Il parlamento albanese ha approvato a maggioranza bipartisan una legge che prevede lo stop ai tagli degli alberi in tutte le foreste del paese al netto dei tagli necessari per garantire il riscaldamento per le popolazioni delle aree rurali. Una moratoria di dieci anni che prevede una gestione sostenibile delle rimanenti risorse con il reinvestimento degli introiti del legno per la piantumazione di nuovi alberi.
La decisione è stata inevitabile per poter frenare uno sfruttamento incontrollato dei boschi negli anni, tanto che a breve l’Albania avrebbe rischiato di rimanere priva di superfici verdi.
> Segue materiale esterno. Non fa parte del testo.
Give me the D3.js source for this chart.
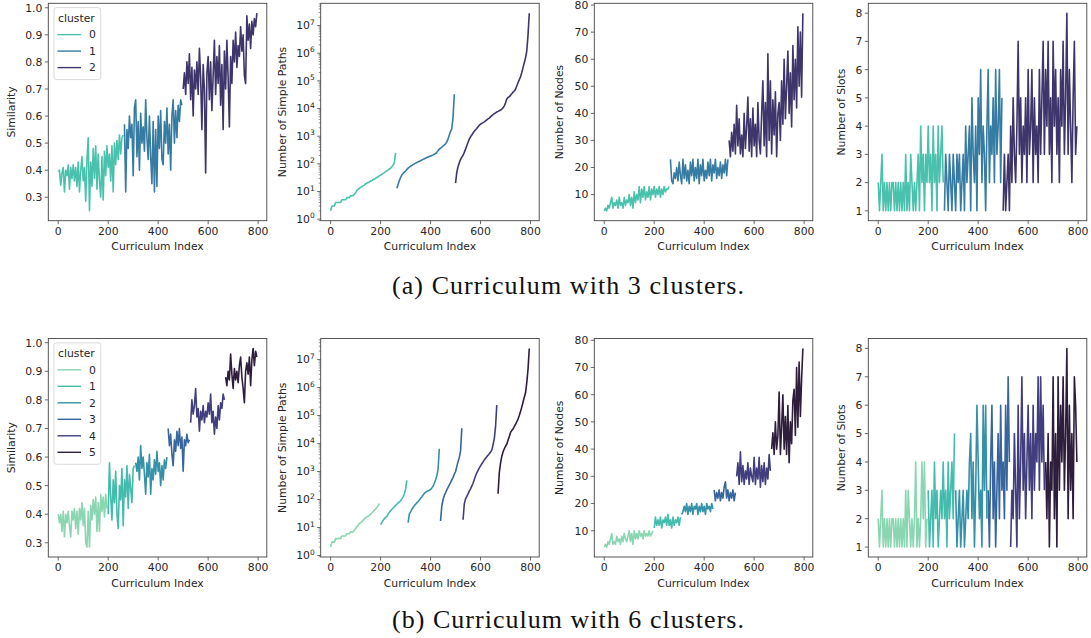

I dati dell’Agenzia europea per l’ambiente sono preoccupanti: nel periodo 2002-2012 oltre il 14 per cento delle foreste sono state distrutte. Solo fra il 2007 ed il 2013 sono stati distrutti o bruciati oltre 260 mila ettari di boschi. A causa di disboscamenti incontrollati ci sono state ripetute inondazioni in varie zone del paese provocando danni ingenti. La moratoria non è la soluzione al problema. La proposta delle Ong ambientaliste albanesi per una campagna nazionale di rimboschimento pare sia rimasta inascoltata.
Inoltre, il governo albanese sta pensando di rinnovare la moratoria di due anni sulla caccia. Il governo albanese era stato obbligato ad adottare delle misure severe al fine di proteggere le specie selvatiche minacciate di scomparire a causa della caccia. I dati raccolti da studi indipendenti e dal Dipartimento della biodiversità del Ministero dell’Ambiente mostrano che negli ultimi dieci anni c’è stato un forte calo della popolazione della fauna selvatica in Albania.
L’Albania era diventata una meta non solo per i cacciatori italiani perché nei paesi Ue, almeno sulla carta, ci sono limitazioni alla caccia molto più stringenti. Secondo un rapporto del ministero dell’ambiente albanese durante il 2013 circa 400 cacciatori stranieri hanno svolto attività venatorie nel paese.
In vista della moratoria sulla caccia, tre cacciatori italiani e cinque albanesi sono stati arrestati nel marzo del 2014 dalla Polizia di Lezha, nella laguna di Kun –Vaini perché esercitavano la caccia di frodo.
I reati contro l’ambiente sono in continuo aumento e costituiscono ormai uno dei settori più redditizi per le grandi organizzazioni criminali. Secondo il Programma delle Nazioni Unite per l’ambiente (Unep), i più gravi sono il commercio illegale di legname, perché accelera il riscaldamento climatico, e il bracconaggio, che minaccia di estinzione alcune specie, come la pulcinella di mare e persino la tortora comune.